HELENA, Mont. – Insurance Commissioner Monica J. Lindeen approved on Thursday the acquisition of Montana’s Blue Cross Blue Shield by Illinois-based Health Care Services Corporation after both insurance companies agreed to a long list of requirements – including that HCSC maintain its 450-person Montana workforce, create 100 new jobs in Montana, and keep its administrative costs below Blue Cross Blue Shield’s levels.
Lindeen’s office had been working on the requirements for months. Lindeen said she was initially skeptical of the acquisition.

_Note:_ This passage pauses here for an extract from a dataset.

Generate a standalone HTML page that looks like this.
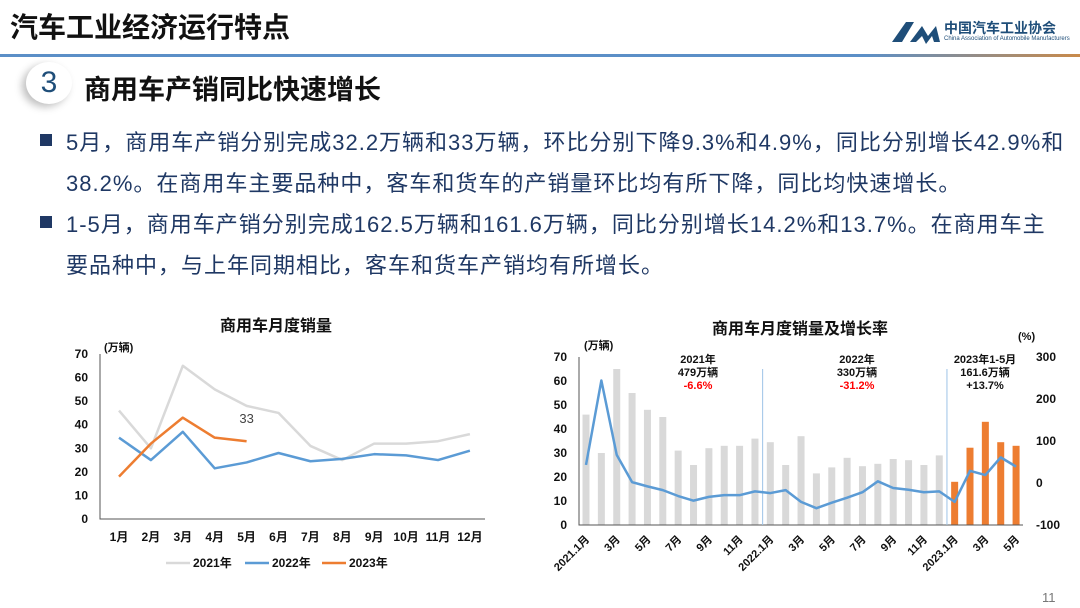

However, after negotiating with both companies and extracting guarantees that HCSC will keep its overhead low, not lay off any of its Montana workforce, and hire an additional 100 Montanans, Lindeen said she thought HCSC would be a better deal to Montanans than a standalone Blue Cross Blue Shield. Blue Cross Blue Shield had steep underwriting losses for several years and would need to increase premiums much faster and outsource jobs if the acquisition did not go through.

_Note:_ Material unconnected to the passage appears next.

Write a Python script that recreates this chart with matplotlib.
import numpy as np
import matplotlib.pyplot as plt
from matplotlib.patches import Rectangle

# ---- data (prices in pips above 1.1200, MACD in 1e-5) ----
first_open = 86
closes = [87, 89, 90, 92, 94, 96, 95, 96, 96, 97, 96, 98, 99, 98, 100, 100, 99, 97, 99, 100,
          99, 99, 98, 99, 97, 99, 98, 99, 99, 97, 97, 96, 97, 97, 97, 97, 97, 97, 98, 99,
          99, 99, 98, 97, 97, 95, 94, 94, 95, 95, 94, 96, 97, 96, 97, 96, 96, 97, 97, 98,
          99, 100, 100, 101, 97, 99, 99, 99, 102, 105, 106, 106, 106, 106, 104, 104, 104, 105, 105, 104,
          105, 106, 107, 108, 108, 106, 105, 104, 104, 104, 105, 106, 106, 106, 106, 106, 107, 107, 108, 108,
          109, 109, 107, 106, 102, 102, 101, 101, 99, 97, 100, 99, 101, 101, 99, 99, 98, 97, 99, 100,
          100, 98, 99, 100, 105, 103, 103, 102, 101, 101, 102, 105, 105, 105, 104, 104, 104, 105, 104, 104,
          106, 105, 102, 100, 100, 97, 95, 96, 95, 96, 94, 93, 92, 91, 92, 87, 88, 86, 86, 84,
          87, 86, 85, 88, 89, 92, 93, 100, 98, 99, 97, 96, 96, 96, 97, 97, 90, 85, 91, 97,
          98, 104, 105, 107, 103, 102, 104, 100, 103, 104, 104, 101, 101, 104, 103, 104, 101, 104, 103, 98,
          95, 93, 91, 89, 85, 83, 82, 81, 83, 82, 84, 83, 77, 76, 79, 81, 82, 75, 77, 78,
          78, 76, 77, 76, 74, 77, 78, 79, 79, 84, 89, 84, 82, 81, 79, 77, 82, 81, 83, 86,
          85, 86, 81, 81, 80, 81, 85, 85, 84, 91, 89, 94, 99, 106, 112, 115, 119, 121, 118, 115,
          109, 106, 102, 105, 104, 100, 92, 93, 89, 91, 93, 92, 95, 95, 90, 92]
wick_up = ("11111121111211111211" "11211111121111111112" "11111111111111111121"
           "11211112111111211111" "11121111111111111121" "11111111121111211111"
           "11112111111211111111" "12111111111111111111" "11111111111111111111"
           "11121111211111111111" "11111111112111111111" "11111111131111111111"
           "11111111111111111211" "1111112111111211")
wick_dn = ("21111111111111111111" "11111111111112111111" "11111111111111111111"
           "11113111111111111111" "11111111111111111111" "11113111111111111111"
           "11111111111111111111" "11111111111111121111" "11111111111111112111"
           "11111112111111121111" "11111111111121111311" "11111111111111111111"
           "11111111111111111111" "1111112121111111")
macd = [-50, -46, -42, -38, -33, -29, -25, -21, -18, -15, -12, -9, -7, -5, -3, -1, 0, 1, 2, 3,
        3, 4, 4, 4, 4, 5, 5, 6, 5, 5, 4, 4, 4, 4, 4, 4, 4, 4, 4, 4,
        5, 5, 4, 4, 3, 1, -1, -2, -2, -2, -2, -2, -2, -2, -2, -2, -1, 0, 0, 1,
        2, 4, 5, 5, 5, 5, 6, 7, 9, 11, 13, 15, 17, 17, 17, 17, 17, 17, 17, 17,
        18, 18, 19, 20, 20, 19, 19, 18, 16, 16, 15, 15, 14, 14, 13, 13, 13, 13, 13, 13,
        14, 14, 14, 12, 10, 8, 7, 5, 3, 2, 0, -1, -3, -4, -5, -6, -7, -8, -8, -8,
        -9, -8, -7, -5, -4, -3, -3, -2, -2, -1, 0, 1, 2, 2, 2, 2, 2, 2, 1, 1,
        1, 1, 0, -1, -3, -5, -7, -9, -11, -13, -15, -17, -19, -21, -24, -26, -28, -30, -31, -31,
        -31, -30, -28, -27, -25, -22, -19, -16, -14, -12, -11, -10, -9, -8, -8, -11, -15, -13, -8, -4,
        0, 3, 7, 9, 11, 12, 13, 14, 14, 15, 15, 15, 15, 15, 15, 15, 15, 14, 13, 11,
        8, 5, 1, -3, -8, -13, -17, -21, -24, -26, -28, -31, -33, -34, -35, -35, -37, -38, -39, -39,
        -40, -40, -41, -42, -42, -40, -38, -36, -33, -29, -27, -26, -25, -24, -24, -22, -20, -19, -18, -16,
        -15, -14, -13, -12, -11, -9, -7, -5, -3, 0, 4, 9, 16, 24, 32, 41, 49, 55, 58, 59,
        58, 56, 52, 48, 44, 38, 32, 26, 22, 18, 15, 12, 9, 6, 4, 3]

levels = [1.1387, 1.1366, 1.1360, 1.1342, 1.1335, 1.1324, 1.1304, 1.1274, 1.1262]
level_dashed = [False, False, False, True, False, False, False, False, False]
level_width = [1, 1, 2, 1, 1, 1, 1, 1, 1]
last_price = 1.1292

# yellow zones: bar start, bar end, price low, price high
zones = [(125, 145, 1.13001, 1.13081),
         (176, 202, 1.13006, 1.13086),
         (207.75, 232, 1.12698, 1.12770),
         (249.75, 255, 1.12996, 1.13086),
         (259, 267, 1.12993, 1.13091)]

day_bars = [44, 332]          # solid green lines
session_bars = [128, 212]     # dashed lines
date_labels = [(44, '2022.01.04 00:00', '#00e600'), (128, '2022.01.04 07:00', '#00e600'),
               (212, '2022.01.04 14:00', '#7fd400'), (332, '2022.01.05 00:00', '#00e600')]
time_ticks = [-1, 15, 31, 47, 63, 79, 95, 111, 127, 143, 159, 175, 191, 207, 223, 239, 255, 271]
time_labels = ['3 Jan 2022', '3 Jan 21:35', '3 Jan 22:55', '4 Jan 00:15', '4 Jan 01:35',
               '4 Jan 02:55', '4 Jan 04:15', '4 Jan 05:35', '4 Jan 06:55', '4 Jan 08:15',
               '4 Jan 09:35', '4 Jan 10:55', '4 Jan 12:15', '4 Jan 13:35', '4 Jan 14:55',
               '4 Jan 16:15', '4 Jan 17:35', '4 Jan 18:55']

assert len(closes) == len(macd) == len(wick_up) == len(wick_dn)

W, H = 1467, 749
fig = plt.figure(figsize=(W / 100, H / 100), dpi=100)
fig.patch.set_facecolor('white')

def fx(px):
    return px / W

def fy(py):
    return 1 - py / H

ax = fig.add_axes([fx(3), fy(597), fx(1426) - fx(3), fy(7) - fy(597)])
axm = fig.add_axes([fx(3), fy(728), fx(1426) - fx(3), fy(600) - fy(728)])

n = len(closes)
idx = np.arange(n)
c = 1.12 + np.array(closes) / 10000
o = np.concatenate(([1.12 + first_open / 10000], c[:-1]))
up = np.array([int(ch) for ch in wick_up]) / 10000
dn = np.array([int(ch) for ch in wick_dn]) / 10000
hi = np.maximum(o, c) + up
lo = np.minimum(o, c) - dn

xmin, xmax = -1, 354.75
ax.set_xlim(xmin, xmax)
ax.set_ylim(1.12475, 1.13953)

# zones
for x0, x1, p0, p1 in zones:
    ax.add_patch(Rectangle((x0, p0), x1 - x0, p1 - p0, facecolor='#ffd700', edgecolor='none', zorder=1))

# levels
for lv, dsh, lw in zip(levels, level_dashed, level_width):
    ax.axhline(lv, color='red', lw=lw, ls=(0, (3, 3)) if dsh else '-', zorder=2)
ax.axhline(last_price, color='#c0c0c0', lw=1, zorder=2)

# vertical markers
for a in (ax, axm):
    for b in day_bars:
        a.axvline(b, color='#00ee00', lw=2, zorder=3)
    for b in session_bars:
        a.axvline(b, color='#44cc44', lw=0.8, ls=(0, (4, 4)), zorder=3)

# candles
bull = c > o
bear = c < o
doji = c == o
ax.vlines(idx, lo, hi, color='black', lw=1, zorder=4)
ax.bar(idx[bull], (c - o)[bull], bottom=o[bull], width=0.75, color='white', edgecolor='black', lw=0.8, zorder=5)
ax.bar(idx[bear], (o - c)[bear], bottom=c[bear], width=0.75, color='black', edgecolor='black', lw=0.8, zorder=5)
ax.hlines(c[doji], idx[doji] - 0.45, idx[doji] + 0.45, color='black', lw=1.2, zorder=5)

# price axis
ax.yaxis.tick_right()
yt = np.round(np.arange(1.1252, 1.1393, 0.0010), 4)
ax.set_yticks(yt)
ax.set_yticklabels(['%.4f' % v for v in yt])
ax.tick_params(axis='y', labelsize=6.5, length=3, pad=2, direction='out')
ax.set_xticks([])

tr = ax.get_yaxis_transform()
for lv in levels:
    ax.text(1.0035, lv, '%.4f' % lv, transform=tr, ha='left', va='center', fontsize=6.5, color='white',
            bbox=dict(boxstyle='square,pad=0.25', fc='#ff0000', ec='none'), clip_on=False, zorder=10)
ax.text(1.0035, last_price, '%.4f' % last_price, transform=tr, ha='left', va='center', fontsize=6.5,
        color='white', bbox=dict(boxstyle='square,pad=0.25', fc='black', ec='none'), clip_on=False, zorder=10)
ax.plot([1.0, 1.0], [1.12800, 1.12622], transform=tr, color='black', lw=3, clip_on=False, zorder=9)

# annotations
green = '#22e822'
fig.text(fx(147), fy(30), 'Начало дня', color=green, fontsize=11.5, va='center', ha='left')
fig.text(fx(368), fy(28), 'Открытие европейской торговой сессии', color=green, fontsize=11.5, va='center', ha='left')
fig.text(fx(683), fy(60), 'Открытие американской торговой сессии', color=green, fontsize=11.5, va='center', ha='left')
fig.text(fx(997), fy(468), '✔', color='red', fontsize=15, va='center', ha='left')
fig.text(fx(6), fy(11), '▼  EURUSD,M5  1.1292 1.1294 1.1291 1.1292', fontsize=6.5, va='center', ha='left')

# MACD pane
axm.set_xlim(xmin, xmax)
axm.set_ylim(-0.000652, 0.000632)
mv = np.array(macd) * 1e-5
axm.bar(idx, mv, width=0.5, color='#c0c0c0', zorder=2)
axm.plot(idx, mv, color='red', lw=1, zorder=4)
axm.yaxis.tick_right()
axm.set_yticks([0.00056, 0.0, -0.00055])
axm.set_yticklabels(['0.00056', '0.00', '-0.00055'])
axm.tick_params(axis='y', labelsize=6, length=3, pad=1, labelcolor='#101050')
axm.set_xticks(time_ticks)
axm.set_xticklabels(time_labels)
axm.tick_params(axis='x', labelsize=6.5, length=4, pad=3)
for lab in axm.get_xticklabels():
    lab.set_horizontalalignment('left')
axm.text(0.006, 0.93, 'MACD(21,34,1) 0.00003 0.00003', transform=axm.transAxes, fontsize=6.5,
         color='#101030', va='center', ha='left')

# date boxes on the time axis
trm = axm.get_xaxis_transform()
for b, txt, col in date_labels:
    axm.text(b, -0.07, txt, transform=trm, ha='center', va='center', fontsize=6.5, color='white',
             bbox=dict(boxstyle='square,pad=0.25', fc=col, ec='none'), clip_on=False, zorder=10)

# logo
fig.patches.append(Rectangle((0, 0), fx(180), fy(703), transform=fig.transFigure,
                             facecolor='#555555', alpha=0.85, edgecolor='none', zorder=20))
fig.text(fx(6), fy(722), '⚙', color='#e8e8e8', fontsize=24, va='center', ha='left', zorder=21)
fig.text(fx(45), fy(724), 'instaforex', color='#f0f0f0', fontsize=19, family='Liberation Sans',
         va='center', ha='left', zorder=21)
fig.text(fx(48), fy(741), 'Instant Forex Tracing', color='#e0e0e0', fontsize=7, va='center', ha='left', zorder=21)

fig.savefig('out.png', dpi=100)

“We worked hard to make sure Montanans weren’t left out of this deal” said Lindeen Thursday.“To do nothing would have been worse for the state.”
Among other things, Lindeen also required HCSC to operate a free, mobile childhood immunization van for underserved parts of the state. A survey released last year ranked Montana 50th in the nation for immunization rates for children ages 19 to 35 months old.
Blue Cross Blue Shield is a nonprofit health service corporation under Montana law. In 2012, Health Care Service Corporation (HCSC) sought to buy Blue Cross. Because HCSC is not a nonprofit under Montana law, the proposed acquisition triggered a Montana law that requires the approval of the state’s attorney general and insurance commissioner before it can proceed. Under the law, all of Blue Cross Blue Shield’s current assets, including its financial reserves, and the purchase price paid by HCSC must be used to fund an independent foundation to promote public health.